**SHORT EXERCISE**
Skipping all pictures, set down the lines of the listing from the first through the one with "import plotly.graph_objects as go".

**SOURCE MATERIAL**
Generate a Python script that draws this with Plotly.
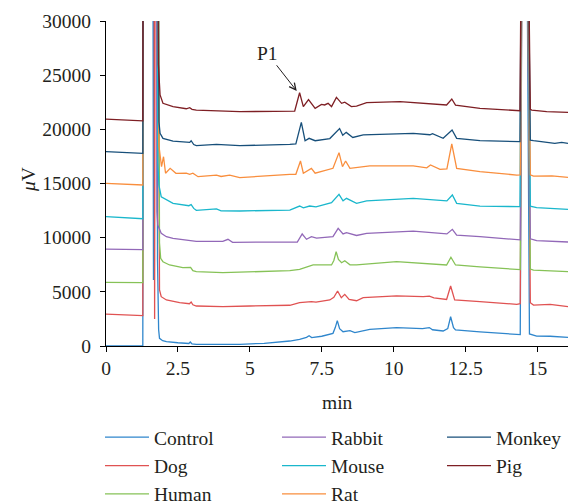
import plotly.graph_objects as go

# Retention time (min) and detector signal (µV) for each sample chromatogram
control_t = [0, 1.28, 1.30, 1.62, 1.65, 1.68, 1.76, 1.79, 1.83, 1.86, 1.97, 2.10, 2.50, 2.79, 2.88, 2.93, 2.99, 3.14, 4.00, 4.65,
             5.50, 6.39, 6.73, 6.97, 7.06, 7.15, 7.50, 7.89, 7.97, 8.04, 8.12, 8.24, 8.48, 8.65, 9.17, 10.10, 11.00, 11.24, 11.35, 11.72,
             11.88, 11.98, 12.08, 12.15, 13.00, 13.70, 14.28, 14.40, 14.50, 14.58, 14.72, 14.97, 15.44, 16.06]
control_uv = [0, 0, 60000, 60000, 6100, 60000, 60000, 8000, 1500, 710, 490, 400, 300, 210, 230, 370, 200, 155, 150, 155,
              250, 460, 620, 800, 950, 780, 900, 1170, 1700, 2340, 1600, 1320, 1410, 1230, 1540, 1690, 1600, 1700, 1500, 1385,
              1600, 2700, 1700, 1480, 1300, 1150, 1015, 1050, 60000, 60000, 1110, 920, 900, 800]

dog_t = [0, 1.28, 1.30, 1.66, 1.69, 1.72, 1.78, 1.84, 1.86, 1.92, 2.10, 2.56, 2.90, 2.96, 3.02, 3.14, 4.06, 5.00, 6.39, 6.73,
         7.00, 7.14, 7.30, 7.78, 7.92, 8.05, 8.18, 8.30, 8.45, 8.71, 8.94, 10.10, 11.03, 11.24, 11.40, 11.84, 11.98, 12.12, 13.00, 14.28,
         14.40, 14.50, 14.58, 14.75, 14.86, 15.44, 16.06]
dog_uv = [2950, 2800, 60000, 60000, 2500, 60000, 60000, 5800, 5170, 4550, 4250, 4000, 3900, 4060, 3800, 3690, 3630, 3690, 3760, 4000,
          4050, 4090, 4050, 4250, 4500, 5080, 4450, 4770, 4310, 4180, 4460, 4620, 4550, 4600, 4450, 4300, 5540, 4250, 4100, 3850,
          3900, 60000, 60000, 4000, 3780, 3850, 3630]

human_t = [0, 1.28, 1.30, 1.80, 1.86, 1.90, 1.98, 2.21, 2.67, 2.88, 2.94, 3.02, 3.14, 4.06, 5.50, 6.39, 6.73, 7.20, 7.84, 7.92,
           8.00, 8.08, 8.19, 8.30, 8.48, 8.71, 10.10, 11.26, 11.84, 11.99, 12.15, 13.00, 14.28, 14.40, 14.50, 14.58, 14.75, 14.86, 16.06]
human_uv = [5880, 5850, 60000, 60000, 9500, 8100, 7780, 7480, 7230, 7200, 7260, 6950, 6860, 6770, 6850, 6950, 7080, 7480, 7480, 7900,
            8700, 8000, 7690, 7870, 7500, 7480, 7780, 7600, 7480, 8190, 7480, 7300, 7010, 7050, 60000, 60000, 7100, 7010, 6860]

rabbit_t = [0, 1.28, 1.30, 1.74, 1.77, 1.80, 1.92, 2.10, 2.33, 2.56, 2.91, 3.14, 4.06, 4.24, 4.40, 6.04, 6.65, 6.82, 6.97, 7.14,
            7.32, 7.89, 8.07, 8.24, 8.36, 8.71, 9.06, 10.68, 11.61, 11.85, 12.04, 12.19, 13.00, 14.28, 14.40, 14.50, 14.58, 14.75, 14.97, 16.06]
rabbit_uv = [8950, 8900, 60000, 60000, 12400, 11170, 10400, 10090, 9940, 9850, 9780, 9650, 9650, 9850, 9570, 9560, 9600, 10340, 9850, 10090,
             9950, 10100, 10860, 10340, 10460, 10200, 10400, 10610, 10400, 10350, 10770, 10240, 10090, 9780, 9800, 60000, 60000, 9900, 9720, 9600]

mouse_t = [0, 1.28, 1.30, 1.76, 1.80, 1.84, 1.92, 2.33, 2.88, 2.96, 3.05, 3.14, 3.84, 4.00, 4.65, 6.39, 6.73, 6.86, 7.08, 7.30,
           7.84, 8.10, 8.24, 8.36, 8.71, 9.06, 10.68, 11.61, 11.85, 12.04, 12.19, 13.00, 14.39, 14.50, 14.58, 14.75, 14.97, 16.06]
mouse_uv = [11940, 11750, 60000, 60000, 17000, 14860, 13780, 13170, 12950, 13050, 12700, 12520, 12650, 12480, 12460, 12550, 12920, 12750, 12920, 12850,
            13230, 14000, 13410, 13630, 13170, 13400, 13630, 13450, 13400, 13940, 13170, 12920, 12860, 60000, 60000, 12900, 12770, 12620]

rat_t = [0, 1.28, 1.30, 1.78, 1.84, 1.88, 1.93, 2.00, 2.07, 2.23, 2.43, 2.79, 2.91, 3.02, 3.20, 3.84, 4.00, 4.30, 4.65, 6.39,
         6.60, 6.76, 6.86, 7.14, 7.27, 7.89, 8.10, 8.22, 8.33, 8.48, 9.17, 10.68, 11.15, 11.28, 11.61, 11.85, 12.02, 12.19, 13.00, 14.28,
         14.40, 14.50, 14.58, 14.75, 14.86, 15.50, 16.06]
rat_uv = [15020, 14860, 60000, 60000, 18500, 17470, 16550, 17470, 15950, 16400, 15940, 15950, 15850, 15950, 15630, 15780, 15650, 15780, 15540, 15850,
          15850, 17080, 15950, 16400, 15950, 16400, 17850, 16550, 17080, 16400, 16620, 16620, 16450, 16710, 16310, 16350, 18650, 16400, 16090, 15780,
          15800, 60000, 60000, 15800, 15690, 15700, 15570]

monkey_t = [0, 1.28, 1.30, 1.78, 1.84, 1.88, 1.98, 2.33, 2.91, 2.96, 3.05, 3.14, 3.84, 4.65, 6.39, 6.60, 6.79, 6.92, 7.06, 7.27,
            7.78, 8.12, 8.23, 8.35, 8.58, 8.94, 10.68, 11.26, 11.35, 11.72, 12.03, 12.19, 13.00, 14.39, 14.50, 14.58, 14.75, 14.86, 15.60, 15.84,
            16.06]
monkey_uv = [17940, 17790, 60000, 60000, 20700, 19630, 19170, 18920, 18800, 18950, 18600, 18490, 18620, 18490, 18620, 18650, 20650, 18950, 19170, 18950,
             19150, 20070, 19450, 19720, 19250, 19480, 19630, 19500, 19600, 19170, 19940, 19170, 18950, 18860, 60000, 60000, 19000, 18950, 18700, 18800,
             18710]

pig_t = [0, 1.28, 1.30, 1.78, 1.82, 1.88, 1.98, 2.33, 2.79, 2.91, 2.99, 3.14, 4.65, 6.39, 6.56, 6.73, 6.86, 7.04, 7.27, 7.49,
         7.60, 7.72, 7.84, 8.01, 8.19, 8.30, 8.53, 8.71, 9.06, 10.22, 11.61, 11.84, 12.02, 12.15, 13.00, 14.39, 14.50, 14.58, 14.75, 14.80,
         15.32, 16.06]
pig_uv = [20950, 20790, 60000, 60000, 26000, 23170, 22400, 22090, 21900, 22000, 21850, 21780, 21630, 21630, 21690, 23380, 22090, 22750, 21940, 22300,
          22250, 22400, 22100, 22950, 22400, 22500, 22100, 22150, 22460, 22550, 22340, 22250, 22800, 22240, 21940, 21720, 60000, 60000, 21850, 21780,
          21630, 21570]

x_ticks = [0, 2.5, 5, 7.5, 10, 12.5, 15]
y_ticks = [0, 5000, 10000, 15000, 20000, 25000, 30000]

# name, times, signal, colour, legend column
series = [
    ("Control", control_t, control_uv, "#2f86cc", "legend"),
    ("Dog", dog_t, dog_uv, "#e05252", "legend"),
    ("Human", human_t, human_uv, "#86c257", "legend"),
    ("Rabbit", rabbit_t, rabbit_uv, "#9268b8", "legend2"),
    ("Mouse", mouse_t, mouse_uv, "#1ab7cc", "legend2"),
    ("Rat", rat_t, rat_uv, "#f98e3d", "legend2"),
    ("Monkey", monkey_t, monkey_uv, "#174f7a", "legend3"),
    ("Pig", pig_t, pig_uv, "#7e1f24", "legend3"),
]

FONT = "Liberation Serif, Times New Roman, serif"
TXT = "#231f20"
FS = 19.5
text_font = dict(family=FONT, size=FS, color=TXT)

fig = go.Figure()
for name, t, uv, color, leg in series:
    assert len(t) == len(uv), name
    fig.add_trace(go.Scatter(
        x=t, y=uv, mode="lines", name=name, legend=leg, legendgroup=name,
        line=dict(color=color, width=1.3),
    ))

axis_common = dict(
    showline=True, linecolor="black", linewidth=1, mirror=False,
    ticks="outside", ticklen=5, tickcolor="black", tickwidth=1,
    showgrid=False, zeroline=False, automargin=False,
    tickfont=text_font,
)

legend_common = dict(
    xref="container", yref="container", xanchor="left", yanchor="top",
    orientation="v", bgcolor="rgba(0,0,0,0)", borderwidth=0, itemwidth=44,
    font=text_font, tracegroupgap=0,
)

LEG_TOP = 1 - 418 / 504

fig.update_layout(
    width=570, height=504,
    margin=dict(l=106, r=2, t=21, b=158, autoexpand=False),
    paper_bgcolor="white", plot_bgcolor="white",
    showlegend=True,
    xaxis=dict(range=[0, 16.06], tickvals=x_ticks, ticktext=[str(v) for v in x_ticks],
               **axis_common),
    yaxis=dict(range=[0, 30000], tickvals=y_ticks, ticktext=[str(v) for v in y_ticks],
               ticklabelstandoff=5, **axis_common),
    legend=dict(x=100 / 570, y=LEG_TOP, **legend_common),
    legend2=dict(x=277 / 570, y=LEG_TOP, **legend_common),
    legend3=dict(x=442 / 570, y=LEG_TOP, **legend_common),
    annotations=[
        # peak marker
        dict(x=6.63, y=23540, xref="x", yref="y", text="P1", font=text_font,
             showarrow=True, ax=-29.5, ay=-37.7, arrowhead=5, arrowsize=1.3,
             arrowwidth=1, arrowcolor=TXT),
        # axis titles
        dict(x=0.5, y=-56 / 325, xref="paper", yref="paper", text="min", font=text_font,
             showarrow=False, xanchor="center", yanchor="middle"),
        dict(x=-77 / 462, y=0.511, xref="paper", yref="paper", text="<i>μ</i>V", font=text_font,
             showarrow=False, textangle=-90, xanchor="center", yanchor="middle"),
    ],
)

fig.write_html("out.html")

**THE RESPONSE**
Generate a Python script that draws this with Plotly.
import plotly.graph_objects as go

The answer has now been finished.